A um branco, só mal se pode imaginar o que será isso. Talvez a literatura ou a arte nos ajudem a perceber. Por exemplo, estas vidas serão talvez semelhantes às do Conde de Montecristo, e a sua passagem do degredo ao privilégio. Mas mais uma vez não será aqui que encontramos uma consciência branca do que é o Passing. Alexandre Dumas era neto de escravos.
Há outras ficções de vingança associadas ao passing, como o Irei Cuspir-vos nos Túmulos, de Boris Vian, sobre um negro de pele clara que se faz passar por branco para vingar o linchamento do irmão.
Tenho andado a ler a crítica portuguesa de cinema a Passing e, embora elogiosas, penso que falham a dimensão fundamental do filme – a última que li foi a de Luís Miguel Oliveira no Público. Uma dimensão que antecede a do cinema e a da cinefília e que tem que ver com a visualidade.
Passing é um filme sobre ver e ser visto. Tal se percebe pelos planos da personagem principal a olhar o mundo através de um véu. Penso que era WJT Mitchell que lembrava essa ideia, não sei se originária em DuBois, que a raça era um véu, um ecrã que esconde mas também que funciona como um filtro que revela.
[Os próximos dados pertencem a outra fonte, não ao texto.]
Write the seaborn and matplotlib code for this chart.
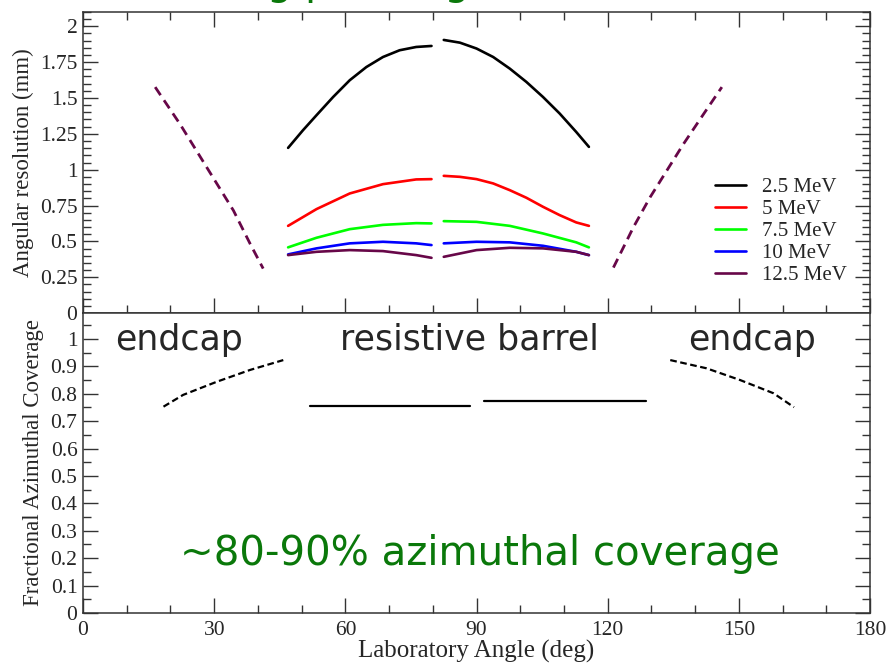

É um filme sobre os olhares e onde isso se vê melhor é talvez no uso do preto e branco. O que é radical no filme é colocar-nos não na posição de um negro, mas na posição de um branco – de uma daquelas pessoas que se recusam a ver cores. Retirando-nos as cores, em vez de atingirmos a tão propalada utopia pós-racial, o que obtemos é uma tensão permanente que nos põe a policiar quem parece ser e quem não parece ser. E a empatizar finalmente com personagens que, tal como num filme de terror, estão escondidas, sem respirar, enquanto monstros cegos por elas resvalam, farejando.